Se non siete abituati a voltare la faccia dall’altra parte, se la vostra sensibilità non si è ancora esaurita, se vivete le emozioni di persone semplici e normali, non potete non esservi accorti di quanti esseri umani, ogni giorno ci passano vicino e sembra che vivano in un altro mondo.
Quando li notiamo è perché si sono resi responsabili di un comportamento che, noi normali definiamo come minimo, strano.

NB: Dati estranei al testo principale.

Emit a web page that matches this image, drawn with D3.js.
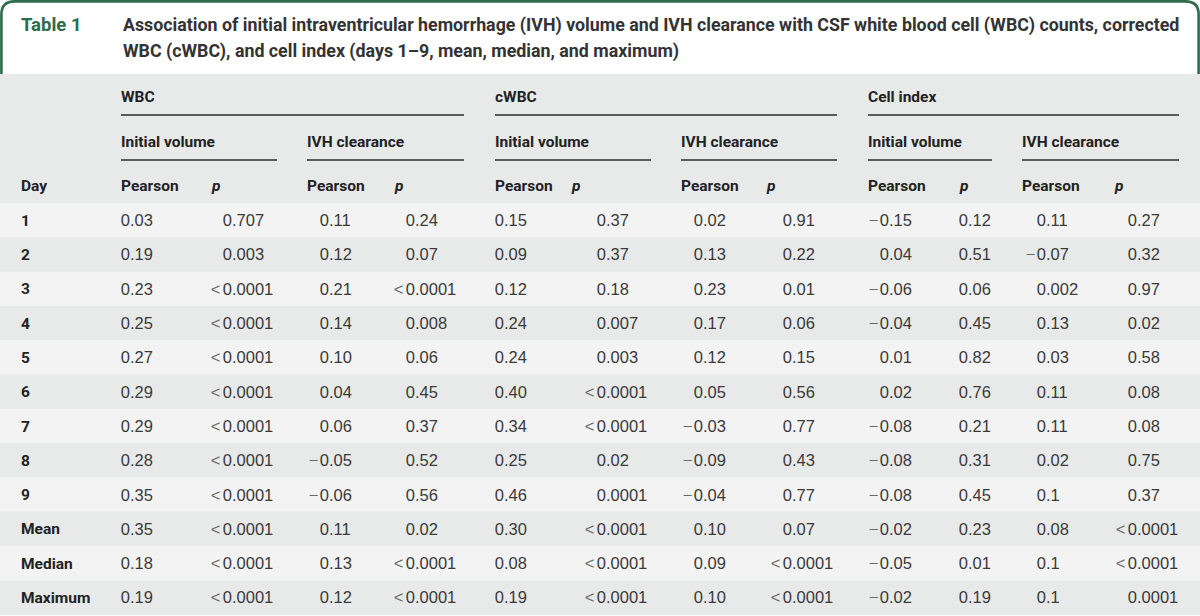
<!DOCTYPE html>
<html>
<head>
<meta charset="utf-8">
<script src="https://cdn.jsdelivr.net/npm/d3@7/dist/d3.min.js"></script>
<style>
  html, body { margin: 0; padding: 0; background: #ffffff; }
  svg { display: block; }
</style>
</head>
<body>
<svg id="chart" width="1200" height="616"></svg>
<script>
// ---------- DATA ----------
const tableLabel = "Table 1";
const titleLines = [
  "Association of initial intraventricular hemorrhage (IVH) volume and IVH clearance with CSF white blood cell (WBC) counts, corrected",
  "WBC (cWBC), and cell index (days 1–9, mean, median, and maximum)"
];
const groups = ["WBC", "cWBC", "Cell index"];
const subgroups = ["Initial volume", "IVH clearance"];
const statLabels = ["Pearson", "p"];
const dayHeader = "Day";
const days = ["1", "2", "3", "4", "5", "6", "7", "8", "9", "Mean", "Median", "Maximum"];

const wbcInitR  = ["0.03","0.19","0.23","0.25","0.27","0.29","0.29","0.28","0.35","0.35","0.18","0.19"];
const wbcInitP  = ["0.707","0.003","<0.0001","<0.0001","<0.0001","<0.0001","<0.0001","<0.0001","<0.0001","<0.0001","<0.0001","<0.0001"];
const wbcClrR   = ["0.11","0.12","0.21","0.14","0.10","0.04","0.06","−0.05","−0.06","0.11","0.13","0.12"];
const wbcClrP   = ["0.24","0.07","<0.0001","0.008","0.06","0.45","0.37","0.52","0.56","0.02","<0.0001","<0.0001"];
const cwbcInitR = ["0.15","0.09","0.12","0.24","0.24","0.40","0.34","0.25","0.46","0.30","0.08","0.19"];
const cwbcInitP = ["0.37","0.37","0.18","0.007","0.003","<0.0001","<0.0001","0.02","0.0001","<0.0001","<0.0001","<0.0001"];
const cwbcClrR  = ["0.02","0.13","0.23","0.17","0.12","0.05","−0.03","−0.09","−0.04","0.10","0.09","0.10"];
const cwbcClrP  = ["0.91","0.22","0.01","0.06","0.15","0.56","0.77","0.43","0.77","0.07","<0.0001","<0.0001"];
const ciInitR   = ["−0.15","0.04","−0.06","−0.04","0.01","0.02","−0.08","−0.08","−0.08","−0.02","−0.05","−0.02"];
const ciInitP   = ["0.12","0.51","0.06","0.45","0.82","0.76","0.21","0.31","0.45","0.23","0.01","0.19"];
const ciClrR    = ["0.11","−0.07","0.002","0.13","0.03","0.11","0.11","0.02","0.1","0.08","0.1","0.1"];
const ciClrP    = ["0.27","0.32","0.97","0.02","0.58","0.08","0.08","0.75","0.37","<0.0001","<0.0001","0.0001"];

const valueColumns = [wbcInitR, wbcInitP, wbcClrR, wbcClrP,
                      cwbcInitR, cwbcInitP, cwbcClrR, cwbcClrP,
                      ciInitR, ciInitP, ciClrR, ciClrP];

// ---------- LAYOUT ----------
const W = 1200, H = 616;
const green = "#2d6c4c";
const headFont = "Roboto, 'Liberation Sans', Arial, sans-serif";
const bodyFont = "'Liberation Sans', Arial, sans-serif";

const svg = d3.select("#chart");

const groupSpans = [
  {x0: 121, x1: 307, x2: 464, xi: 277},
  {x0: 495, x1: 681, x2: 837, xi: 651},
  {x0: 868, x1: 1022, x2: 1179, xi: 992}
];
const pHeaderX = [212, 395, 572, 767, 960, 1115];
const pearsonX = [121, 307, 495, 681, 868, 1022];
const decimalX = [130, 232, 329, 415, 504, 606, 703, 792, 889, 968, 1046, 1137];

const headerTop = 74, bodyTop = 203, rowH = 34.3;
const y = d3.scaleBand().domain(days).range([bodyTop, bodyTop + rowH * days.length]).padding(0);

// ---------- BACKGROUNDS ----------
svg.append("rect").attr("x", 0).attr("y", 0).attr("width", W).attr("height", H).attr("fill", "#ffffff");
svg.append("rect").attr("x", 0).attr("y", headerTop).attr("width", W).attr("height", bodyTop - headerTop)
  .attr("fill", "#e8e9e9");

svg.append("g").selectAll("rect").data(days).join("rect")
  .attr("x", 0).attr("y", d => y(d)).attr("width", W).attr("height", y.bandwidth() + 0.5)
  .attr("fill", (d, i) => i % 2 === 0 ? "#f3f3f3" : "#e8e9e9");

// title frame (rounded top corners, open bottom)
const r = 13, b = 1.4;
svg.append("path")
  .attr("d", `M${b},${headerTop} L${b},${r + b} Q${b},${b} ${r + b},${b} L${W - r - b},${b} Q${W - b},${b} ${W - b},${r + b} L${W - b},${headerTop}`)
  .attr("fill", "none").attr("stroke", green).attr("stroke-width", 2.6);

// ---------- TITLE ----------
svg.append("text").attr("x", 21).attr("y", 31)
  .attr("font-family", headFont).attr("font-weight", 700).attr("font-size", 18.5)
  .attr("fill", green).text(tableLabel);

const titleG = svg.append("g");
const titleTexts = titleG.selectAll("text").data(titleLines).join("text")
  .attr("x", 123).attr("y", (d, i) => 31 + i * 26)
  .attr("font-family", headFont).attr("font-weight", 700).attr("font-size", 16)
  .attr("fill", "#333333").text(d => d);
const w0 = titleTexts.nodes()[0].getComputedTextLength();
const fs = 16 * 1057 / w0;
titleTexts.attr("font-size", fs);

// ---------- HEADER ----------
const hdr = svg.append("g").attr("font-family", headFont).attr("font-weight", 700)
  .attr("font-size", 15.5).attr("fill", "#222222");

hdr.selectAll("text.grp").data(groups).join("text").attr("class", "grp")
  .attr("x", (d, i) => groupSpans[i].x0).attr("y", 102).text(d => d);

const lineColor = "#2b2b2b";
svg.append("g").selectAll("line").data(groupSpans).join("line")
  .attr("x1", d => d.x0).attr("x2", d => d.x2).attr("y1", 115).attr("y2", 115)
  .attr("stroke", lineColor).attr("stroke-width", 1.5);

const subCells = groupSpans.flatMap((g, gi) => subgroups.map((s, si) => ({
  label: s, x: si === 0 ? g.x0 : g.x1, xe: si === 0 ? g.xi : g.x2
})));
hdr.selectAll("text.sub").data(subCells).join("text").attr("class", "sub")
  .attr("x", d => d.x).attr("y", 147).text(d => d.label);
svg.append("g").selectAll("line").data(subCells).join("line")
  .attr("x1", d => d.x).attr("x2", d => d.xe).attr("y1", 160).attr("y2", 160)
  .attr("stroke", lineColor).attr("stroke-width", 1.5);

hdr.append("text").attr("x", 21).attr("y", 191).text(dayHeader);
hdr.selectAll("text.pear").data(pearsonX).join("text").attr("class", "pear")
  .attr("x", d => d).attr("y", 191).text(statLabels[0]);
hdr.selectAll("text.pp").data(pHeaderX).join("text").attr("class", "pp")
  .attr("x", d => d).attr("y", 191).attr("font-style", "italic").text(statLabels[1]);

// ---------- BODY ----------
const rowLabels = svg.append("g").attr("font-family", headFont).attr("font-weight", 700)
  .attr("font-size", 15.5).attr("fill", "#222222");
rowLabels.selectAll("text").data(days).join("text")
  .attr("x", 21).attr("y", d => y(d) + y.bandwidth() / 2 + 5.6).text(d => d);

const cells = [];
valueColumns.forEach((col, ci) => {
  col.forEach((v, ri) => {
    const k = v.indexOf(".");
    let left = k >= 0 ? v.slice(0, k) : v;
    let sign = "";
    if (left[0] === "<" || left[0] === "−") { sign = left[0]; left = left.slice(1); }
    cells.push({ci, day: days[ri], sign, left, right: k >= 0 ? v.slice(k) : ""});
  });
});

const body = svg.append("g").attr("font-family", bodyFont).attr("font-size", 16.5).attr("fill", "#3a3a3a");
const leftTexts = body.selectAll("text.l").data(cells).join("text").attr("class", "l")
  .attr("x", d => decimalX[d.ci]).attr("y", d => y(d.day) + y.bandwidth() / 2 + 6)
  .attr("text-anchor", "end");
leftTexts.filter(d => d.sign).append("tspan").attr("fill", "#6a6a6a").text(d => d.sign);
leftTexts.append("tspan").attr("dx", d => d.sign === "<" ? 2.5 : (d.sign ? 1.5 : 0)).text(d => d.left);
body.selectAll("text.r").data(cells).join("text").attr("class", "r")
  .attr("x", d => decimalX[d.ci]).attr("y", d => y(d.day) + y.bandwidth() / 2 + 6)
  .attr("text-anchor", "start").text(d => d.right);
</script>
</body>
</html>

Alzano la voce ed inveiscono contro qualcuno ma questo qualcuno non c’è, camminano svelti e vanno avanti e indietro per molti chilometri al giorno per finire la giornata esausti, fanno finta di telefonare ed invece stanno solo recitando una parte che la loro mente gli suggerisce. Sono quelli che la subcultura popolare definisce: nun ce stann ca cap (non ci sono con la testa).

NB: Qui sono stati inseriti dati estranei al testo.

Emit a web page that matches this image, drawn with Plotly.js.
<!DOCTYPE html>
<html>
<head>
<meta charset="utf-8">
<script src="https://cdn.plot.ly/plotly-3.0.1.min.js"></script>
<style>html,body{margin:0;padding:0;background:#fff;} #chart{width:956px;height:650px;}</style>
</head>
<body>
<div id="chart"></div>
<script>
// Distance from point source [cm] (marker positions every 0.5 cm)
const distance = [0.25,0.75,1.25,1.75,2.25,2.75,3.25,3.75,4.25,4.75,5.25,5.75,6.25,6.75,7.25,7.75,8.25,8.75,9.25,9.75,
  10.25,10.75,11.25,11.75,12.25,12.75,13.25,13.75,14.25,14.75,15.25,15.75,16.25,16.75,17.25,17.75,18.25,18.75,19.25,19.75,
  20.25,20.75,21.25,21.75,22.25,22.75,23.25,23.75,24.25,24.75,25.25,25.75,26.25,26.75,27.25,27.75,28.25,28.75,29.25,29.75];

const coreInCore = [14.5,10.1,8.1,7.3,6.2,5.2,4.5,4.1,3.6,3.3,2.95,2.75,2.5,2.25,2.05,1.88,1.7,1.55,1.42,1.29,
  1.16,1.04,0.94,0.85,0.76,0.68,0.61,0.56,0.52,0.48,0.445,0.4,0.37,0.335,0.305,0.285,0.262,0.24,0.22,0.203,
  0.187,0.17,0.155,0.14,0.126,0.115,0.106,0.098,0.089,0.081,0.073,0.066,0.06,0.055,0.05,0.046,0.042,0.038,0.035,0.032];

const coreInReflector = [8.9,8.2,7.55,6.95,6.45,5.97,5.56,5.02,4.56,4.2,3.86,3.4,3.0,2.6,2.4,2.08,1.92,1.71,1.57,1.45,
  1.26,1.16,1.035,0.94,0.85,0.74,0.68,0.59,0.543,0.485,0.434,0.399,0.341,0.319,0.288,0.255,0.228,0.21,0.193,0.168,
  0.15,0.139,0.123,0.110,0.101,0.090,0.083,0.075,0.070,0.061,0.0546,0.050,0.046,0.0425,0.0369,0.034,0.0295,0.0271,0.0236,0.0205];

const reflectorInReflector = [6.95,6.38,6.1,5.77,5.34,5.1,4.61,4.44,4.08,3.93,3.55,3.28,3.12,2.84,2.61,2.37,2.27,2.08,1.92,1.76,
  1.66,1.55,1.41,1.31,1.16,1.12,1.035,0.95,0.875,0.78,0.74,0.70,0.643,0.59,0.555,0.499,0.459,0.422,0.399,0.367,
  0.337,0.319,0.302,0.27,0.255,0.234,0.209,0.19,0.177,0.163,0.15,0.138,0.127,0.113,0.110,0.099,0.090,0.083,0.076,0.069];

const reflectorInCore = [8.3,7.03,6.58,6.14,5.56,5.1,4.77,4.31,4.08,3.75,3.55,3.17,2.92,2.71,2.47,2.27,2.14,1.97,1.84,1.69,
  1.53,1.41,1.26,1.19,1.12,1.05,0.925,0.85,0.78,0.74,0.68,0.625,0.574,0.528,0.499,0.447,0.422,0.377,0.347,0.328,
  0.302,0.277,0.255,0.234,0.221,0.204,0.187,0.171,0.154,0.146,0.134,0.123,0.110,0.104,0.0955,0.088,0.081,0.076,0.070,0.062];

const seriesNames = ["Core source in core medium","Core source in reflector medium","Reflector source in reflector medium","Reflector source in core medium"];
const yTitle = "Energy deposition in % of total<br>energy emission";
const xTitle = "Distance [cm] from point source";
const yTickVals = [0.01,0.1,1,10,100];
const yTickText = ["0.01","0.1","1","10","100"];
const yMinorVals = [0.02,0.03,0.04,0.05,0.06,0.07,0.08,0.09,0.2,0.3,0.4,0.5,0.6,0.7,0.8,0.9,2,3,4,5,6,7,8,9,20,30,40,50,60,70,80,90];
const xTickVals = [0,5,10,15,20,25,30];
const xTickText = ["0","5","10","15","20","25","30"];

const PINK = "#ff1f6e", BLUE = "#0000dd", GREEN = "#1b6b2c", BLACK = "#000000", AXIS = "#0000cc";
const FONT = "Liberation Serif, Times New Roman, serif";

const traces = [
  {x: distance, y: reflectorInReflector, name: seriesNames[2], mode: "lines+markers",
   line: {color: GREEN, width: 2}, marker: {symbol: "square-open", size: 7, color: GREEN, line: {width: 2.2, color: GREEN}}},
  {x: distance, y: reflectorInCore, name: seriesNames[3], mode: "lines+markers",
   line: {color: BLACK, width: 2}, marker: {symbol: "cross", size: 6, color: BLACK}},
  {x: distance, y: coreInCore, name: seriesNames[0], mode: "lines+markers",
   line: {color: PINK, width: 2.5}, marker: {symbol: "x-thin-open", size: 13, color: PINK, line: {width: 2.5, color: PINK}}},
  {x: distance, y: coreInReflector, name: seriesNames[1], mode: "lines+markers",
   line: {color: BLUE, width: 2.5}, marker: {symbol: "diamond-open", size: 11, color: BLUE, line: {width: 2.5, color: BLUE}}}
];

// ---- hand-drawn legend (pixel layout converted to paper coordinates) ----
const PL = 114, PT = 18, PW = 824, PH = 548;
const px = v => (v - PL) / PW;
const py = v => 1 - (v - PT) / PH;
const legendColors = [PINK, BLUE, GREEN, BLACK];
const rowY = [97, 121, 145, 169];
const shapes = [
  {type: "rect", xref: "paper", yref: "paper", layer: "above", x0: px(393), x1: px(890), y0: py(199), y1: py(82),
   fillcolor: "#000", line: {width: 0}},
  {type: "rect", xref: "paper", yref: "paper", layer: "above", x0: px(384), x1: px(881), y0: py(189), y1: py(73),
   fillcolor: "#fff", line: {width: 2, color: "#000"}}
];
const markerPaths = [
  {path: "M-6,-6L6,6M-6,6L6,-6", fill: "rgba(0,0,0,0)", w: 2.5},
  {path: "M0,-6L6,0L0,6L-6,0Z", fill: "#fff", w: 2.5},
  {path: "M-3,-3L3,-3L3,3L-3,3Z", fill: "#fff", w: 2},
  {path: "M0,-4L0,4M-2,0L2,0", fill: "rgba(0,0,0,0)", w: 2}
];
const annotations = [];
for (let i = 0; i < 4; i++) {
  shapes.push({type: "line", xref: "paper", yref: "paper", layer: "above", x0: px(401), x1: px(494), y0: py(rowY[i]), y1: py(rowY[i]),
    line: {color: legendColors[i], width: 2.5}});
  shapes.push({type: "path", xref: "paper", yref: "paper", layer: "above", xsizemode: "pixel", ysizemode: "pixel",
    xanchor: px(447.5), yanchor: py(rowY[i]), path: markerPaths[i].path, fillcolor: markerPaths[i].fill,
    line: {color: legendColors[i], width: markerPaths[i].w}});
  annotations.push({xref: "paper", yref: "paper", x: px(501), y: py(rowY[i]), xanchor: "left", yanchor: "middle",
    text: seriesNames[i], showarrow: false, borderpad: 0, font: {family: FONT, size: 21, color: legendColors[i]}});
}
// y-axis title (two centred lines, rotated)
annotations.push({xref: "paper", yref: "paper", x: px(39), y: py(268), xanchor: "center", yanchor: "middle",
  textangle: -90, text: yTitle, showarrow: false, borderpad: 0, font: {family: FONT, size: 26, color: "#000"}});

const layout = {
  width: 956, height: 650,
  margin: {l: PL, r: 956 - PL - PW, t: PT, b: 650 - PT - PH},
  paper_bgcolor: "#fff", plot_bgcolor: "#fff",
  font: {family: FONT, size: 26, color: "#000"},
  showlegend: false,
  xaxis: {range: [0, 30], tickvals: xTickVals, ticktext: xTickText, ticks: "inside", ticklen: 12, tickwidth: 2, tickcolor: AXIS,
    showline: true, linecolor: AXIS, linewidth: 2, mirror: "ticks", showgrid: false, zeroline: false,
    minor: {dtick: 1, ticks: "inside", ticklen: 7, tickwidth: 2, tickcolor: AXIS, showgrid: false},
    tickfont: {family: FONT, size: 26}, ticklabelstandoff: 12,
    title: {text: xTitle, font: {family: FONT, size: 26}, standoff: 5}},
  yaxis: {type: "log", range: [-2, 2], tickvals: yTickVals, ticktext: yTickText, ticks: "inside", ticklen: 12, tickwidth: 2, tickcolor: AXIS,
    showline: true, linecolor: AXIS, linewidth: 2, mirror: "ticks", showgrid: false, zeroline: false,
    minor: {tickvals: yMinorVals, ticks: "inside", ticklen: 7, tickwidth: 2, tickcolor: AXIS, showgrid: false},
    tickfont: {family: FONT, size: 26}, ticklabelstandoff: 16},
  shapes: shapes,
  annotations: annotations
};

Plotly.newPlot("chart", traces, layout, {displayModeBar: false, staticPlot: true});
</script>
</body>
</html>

Qualche volta ci è capitato di notare da parte di persone definite normali, un atteggiamento di fastidio, di insofferenza, in altri di paura.

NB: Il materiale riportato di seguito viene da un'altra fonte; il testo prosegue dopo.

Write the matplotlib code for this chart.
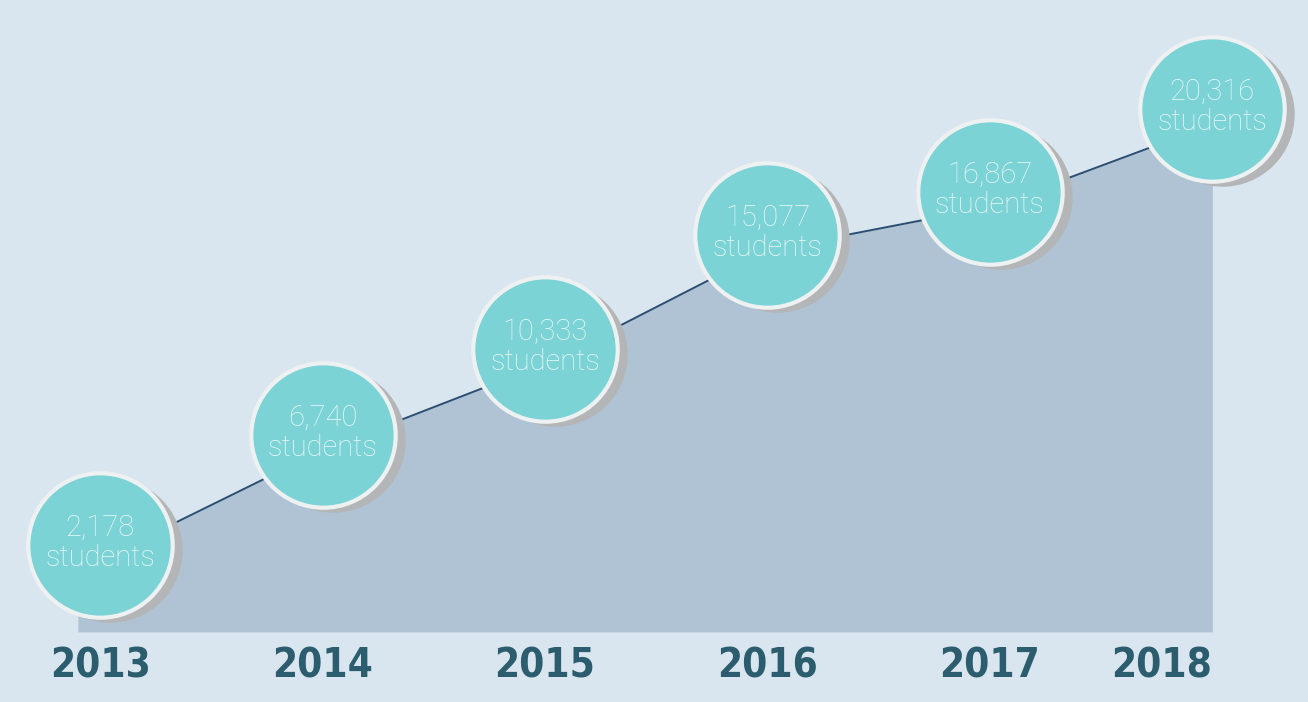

Non ci piace venire a contatto con queste persone, in molti prevale il senso di paura, perché si pensa che vogliano o possano farci del male. Questa è l’unica preoccupazione che ci coglie. E invece probabilmente in ognuna di queste persone, in ogni loro atteggiamento ci sia una richiesta di aiuto, la necessità di riempire in parte la solitudine in cui alimentano le loro paure ed il senso di infelicità che li pervade. Non abbiamo competenza per addentrarci in termini scientifici o clinici, certo è che queste persone prima erano da tutti considerate normali e poi è successo qualcosa, nel loro corpo, nella mente, senz’altro nella loro anima.
Non sappiamo se è l’anima che modifica il nostro cervello o il contrario. Una cosa è certa e si percepisce, difficilmente c’è felicità dietro queste malattie. Ogni sguardo è una invocazione di aiuto e se tutto va bene ci facciamo una bella risata dopo aver commentato un gesto, una parola e qualche volta una canzone. Sì perché queste persone, vuote nell’anima, sole nella vita materiale, sanno anche cantare ma sono lamenti, mai un gioioso ritornello. Urlano spesso perché vorrebbero essere notati, il loro è un lamento angoscioso, forte, che a noi arriva flebile o lo percepiamo come una minaccia da cui vogliamo allontanarci.
Il commento più banale e scontato che sentiamo pronunciare quanto si nota per le nostre strade una di tali persone è:”sarà l’acqua di questo paese!” quasi a volere trovare necessariamente una responsabilità che ci assolva. E invece no. Non è l’acqua, spesso è l’individuo con i suoi egoismi e la sua scarsa cultura che vuole necessariamente trovare una responsabilità, purchè non sia la sua.
Strano destino per queste persone, più hanno bisogno di aiuto e più sono lasciate sole. Spesso accade che è proprio l’ignoranza di chi gli sta vicino, di quanti avrebbero dovuto e potuto prevenire l’aggravarsi di questa malattia, a provocare la strada di non ritorno. La depressione, l’esaurimento nervoso vengono spesso nascosti per vergogna. Ci si chiude in casa perché nessuno se ne accorga, fino a quando la malattia non si manifesta in tutta la sua spettacolarità e allora scatta la vendetta, fuori per le strade a sbraitare, a telefonare, a cantare, a camminare perché tutti sappiano che stai male.
Noi non dobbiamo aver paura di queste persone, dovremmo forse cercare di entrare nella loro mente e nell’anima per sussurrare loro : coraggio amico mio, guardati intorno, non sei solo e non aver paura!